On the POLITICO Arena, we responded to the question:

Can climate change legislation pass this year?

What elements, if any, would you like to see included? And what climate change legislative proposals do you find so distasteful to constitute a deal-killer?

For more on this, join NDN Fellows Michael Moynihan, Dan Carol, and Robert Shapiro on Tuesday for a discussion entitled Accelerating the Clean Energy Economy: Key Pathways, Policies, and Pitfalls.

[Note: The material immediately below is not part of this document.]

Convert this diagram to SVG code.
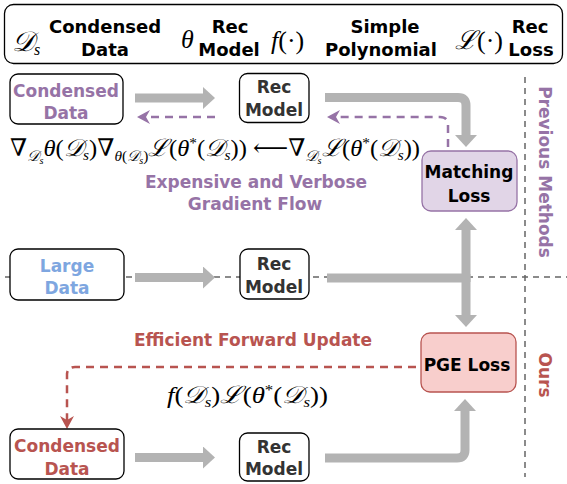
<svg xmlns="http://www.w3.org/2000/svg" width="567" height="484" viewBox="0 0 567 484">
<defs>
<style>
.lbl{font-family:"Comic Sans MS","DejaVu Sans",sans-serif;font-weight:bold;font-size:17px;text-anchor:middle}
.leg{font-family:"Comic Sans MS","DejaVu Sans",sans-serif;font-weight:bold;font-size:18px;text-anchor:middle;fill:#000}
.math{font-family:"Liberation Serif","DejaVu Serif",serif;font-style:italic;fill:#000}
.box{fill:#fff;stroke:#000;stroke-width:1.3}
.gray{fill:none;stroke:#b3b3b3;stroke-width:9}
.dash{fill:none;stroke:#666;stroke-width:1.5;stroke-dasharray:6 5}
.pd{fill:none;stroke:#9673a6;stroke-width:2.5;stroke-dasharray:8 6}
.rd{fill:none;stroke:#b85450;stroke-width:2.5;stroke-dasharray:8 6}
</style>
<marker id="gh" markerUnits="userSpaceOnUse" markerWidth="14" markerHeight="22" refX="1" refY="11" orient="auto"><path d="M0,0 L12,11 L0,22 z" fill="#b3b3b3"/></marker>
<marker id="ph" markerUnits="userSpaceOnUse" markerWidth="14" markerHeight="14" refX="10" refY="7" orient="auto"><path d="M0,0 L13,7 L0,14 L4,7 z" fill="#9673a6"/></marker>
<marker id="rh" markerUnits="userSpaceOnUse" markerWidth="14" markerHeight="14" refX="10" refY="7" orient="auto"><path d="M0,0 L13,7 L0,14 L4,7 z" fill="#b85450"/></marker>
</defs>
<rect width="567" height="484" fill="#fff"/>

<g id="legend">
<rect x="4.5" y="4.5" width="558" height="59" rx="9" fill="#fff" stroke="#000" stroke-width="1.3"/>
<text class="math" x="12" y="51" font-size="28">𝒟<tspan font-size="16" dy="4">s</tspan></text>
<text class="leg" x="105" y="33">Condensed</text>
<text class="leg" x="105" y="56">Data</text>
<text class="math" x="181" y="48" font-size="26">θ</text>
<text class="leg" x="230" y="33">Rec</text>
<text class="leg" x="229" y="56">Model</text>
<text class="math" x="271" y="49" font-size="26">f<tspan font-style="normal">(·)</tspan></text>
<text class="leg" x="385" y="33">Simple</text>
<text class="leg" x="381" y="56">Polynomial</text>
<text class="math" x="455" y="49" font-size="26">ℒ<tspan font-style="normal">(·)</tspan></text>
<text class="leg" x="530" y="33">Rec</text>
<text class="leg" x="531" y="56">Loss</text>
</g>

<g id="dividers">
<line class="dash" x1="525" y1="77" x2="525" y2="477"/>
<line class="dash" x1="5" y1="277" x2="567" y2="277"/>
</g>

<g id="connectors">
<line class="gray" x1="135" y1="98" x2="204" y2="98" marker-end="url(#gh)"/>
<path class="pd" d="M215,117 H140" marker-end="url(#ph)"/>
<path class="gray" d="M325,97.5 H458 Q466,97.5 466,105.5 V136" marker-end="url(#gh)"/>
<path class="pd" d="M448,147 V125 Q448,117 440,117 H330" marker-end="url(#ph)"/>
<line class="gray" x1="135" y1="277.5" x2="204" y2="277.5" marker-end="url(#gh)"/>
<line class="gray" x1="327" y1="278" x2="470" y2="278"/>
<line class="gray" x1="466" y1="282" x2="466" y2="229" marker-end="url(#gh)"/>
<line class="gray" x1="466" y1="274" x2="466" y2="316" marker-end="url(#gh)"/>
<path class="rd" d="M416,367 H75 Q67,367 67,375 V426" marker-end="url(#rh)"/>
<line class="gray" x1="135" y1="457.5" x2="204" y2="457.5" marker-end="url(#gh)"/>
<path class="gray" d="M325,458 H457 Q465,458 465,450 V410" marker-end="url(#gh)"/>
</g>

<g id="condensed-top">
<rect class="box" x="10" y="74" width="113" height="50" rx="8" stroke="#333"/>
<text class="lbl" x="66" y="97" fill="#9673a6">Condensed</text>
<text class="lbl" x="66" y="119" fill="#9673a6">Data</text>
</g>
<g id="rec-top">
<rect class="box" x="239.5" y="73.5" width="69.5" height="49" rx="8"/>
<text class="lbl" x="274" y="93" fill="#333">Rec</text>
<text class="lbl" x="274" y="116" fill="#333">Model</text>
</g>
<g id="matching-loss">
<rect x="422" y="151" width="95" height="60" rx="9" fill="#e1d5e7" stroke="#9673a6" stroke-width="1.3"/>
<text class="lbl" x="469" y="178" fill="#000">Matching</text>
<text class="lbl" x="469" y="202" fill="#000">Loss</text>
</g>

<g id="formula-top">
<text class="math" x="10" y="156" font-size="24" textLength="410" lengthAdjust="spacingAndGlyphs"><tspan font-style="normal">∇</tspan><tspan font-size="15" dy="5">𝒟</tspan><tspan font-size="10" dy="3">s</tspan><tspan dy="-8">θ</tspan><tspan font-style="normal">(</tspan>𝒟<tspan font-size="15" dy="4">s</tspan><tspan font-style="normal" dy="-4">)∇</tspan><tspan font-size="15" dy="5">θ</tspan><tspan font-size="15" font-style="normal">(</tspan><tspan font-size="15">𝒟</tspan><tspan font-size="10" dy="3">s</tspan><tspan font-size="15" font-style="normal" dy="-3">)</tspan><tspan dy="-5">ℒ</tspan><tspan font-style="normal">(</tspan>θ<tspan font-style="normal" font-size="15" dy="-8">*</tspan><tspan font-style="normal" dy="8">(</tspan>𝒟<tspan font-size="15" dy="4">s</tspan><tspan font-style="normal" dy="-4">)) ⟵∇</tspan><tspan font-size="15" dy="5">𝒟</tspan><tspan font-size="10" dy="3">s</tspan><tspan dy="-8">ℒ</tspan><tspan font-style="normal">(</tspan>θ<tspan font-style="normal" font-size="15" dy="-8">*</tspan><tspan font-style="normal" dy="8">(</tspan>𝒟<tspan font-size="15" dy="4">s</tspan><tspan font-style="normal" dy="-4">))</tspan></text>
<text class="lbl" x="256" y="188" fill="#9673a6" font-size="18">Expensive and Verbose</text>
<text class="lbl" x="255" y="210" fill="#9673a6" font-size="18">Gradient Flow</text>
</g>

<g id="large-data">
<rect class="box" x="10" y="249" width="114" height="51" rx="8"/>
<text class="lbl" x="67" y="272" fill="#7ea6e0">Large</text>
<text class="lbl" x="67" y="294" fill="#7ea6e0">Data</text>
</g>
<g id="rec-mid">
<rect class="box" x="240" y="249" width="69" height="50" rx="8"/>
<text class="lbl" x="274" y="270" fill="#333">Rec</text>
<text class="lbl" x="274" y="293" fill="#333">Model</text>
</g>

<g id="pge-loss">
<rect x="421" y="333" width="95" height="59" rx="9" fill="#f8cecc" stroke="#b85450" stroke-width="1.3"/>
<text class="lbl" x="467" y="371" fill="#000">PGE Loss</text>
</g>
<text class="lbl" x="253" y="346" fill="#b85450" font-size="18">Efficient Forward Update</text>
<text class="math" x="167" y="403" font-size="24" textLength="161" lengthAdjust="spacingAndGlyphs">f<tspan font-style="normal">(</tspan>𝒟<tspan font-size="15" dy="4">s</tspan><tspan font-style="normal" dy="-4">)</tspan>ℒ<tspan font-style="normal">(</tspan>θ<tspan font-style="normal" font-size="15" dy="-8">*</tspan><tspan font-style="normal" dy="8">(</tspan>𝒟<tspan font-size="15" dy="4">s</tspan><tspan font-style="normal" dy="-4">))</tspan></text>

<g id="condensed-bottom">
<rect class="box" x="10" y="429" width="114" height="50" rx="8" stroke="#333"/>
<text class="lbl" x="67" y="452" fill="#b85450">Condensed</text>
<text class="lbl" x="67" y="475" fill="#b85450">Data</text>
</g>
<g id="rec-bottom">
<rect class="box" x="239.5" y="433" width="69.5" height="48" rx="8"/>
<text class="lbl" x="274" y="453" fill="#333">Rec</text>
<text class="lbl" x="274" y="475" fill="#333">Model</text>
</g>

<text class="lbl" transform="translate(539 172) rotate(90)" fill="#9673a6" font-size="18">Previous Methods</text>
<text class="lbl" transform="translate(539 375) rotate(90)" fill="#b85450" font-size="18">Ours</text>
</svg>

In the meantime, here's what we had to say:

This may be one of the few times in recent memory that a significant energy bill will pass Congress in an election year, but that doesn't mean that politics won't exact a price on the major outcomes voters say they want -- freedom from oil addiction, clean energy alternatives and measurable progress on climate that doesn't disadvantage the U.S. against key economic competitors. 

Any fee or tax on liquid fuels that the GOP attack machine can call a "gas tax" is dead unless the president chooses to stake his presidency on it. This seems unlikely, and a carbon tax or cap on fuels will be a far harder political sell than the president's courageous stance in 2008 against a federal gas tax holiday.

An oil price floor below the current trading price for oil could pass -- as it would not cost consumers a dime at the pump and it would serve as effective "national security insurance" against oil prices dropping in a double-dip recession and killing off alternative fuel markets as happened in the early 1980s. The last long-shot is a utility-only cap which might slip through because enough utilities like purple-state utilities like Duke Power and Energy are demanding a long-term set of rules. Doing so could start the ball rolling on pricing carbon. On that, the big question is whether the GOP wants to risk being seen as blocking progress on building petroleum-free, "Made in USA" electric vehicles which will be stalled without a utility cap. 

The political bottom line for this long-shot outcome: A utility cap is inside Beltway baseball and isn't scary to voters like a gas tax. People won't see increases in their electric bill for a utility-only cap by November anyway. "This seems like a battle line to which enough Democrats and Republicans might chose to retreat, rather than face the worse wrath of being "do nothing" energy incumbents at the polls this fall.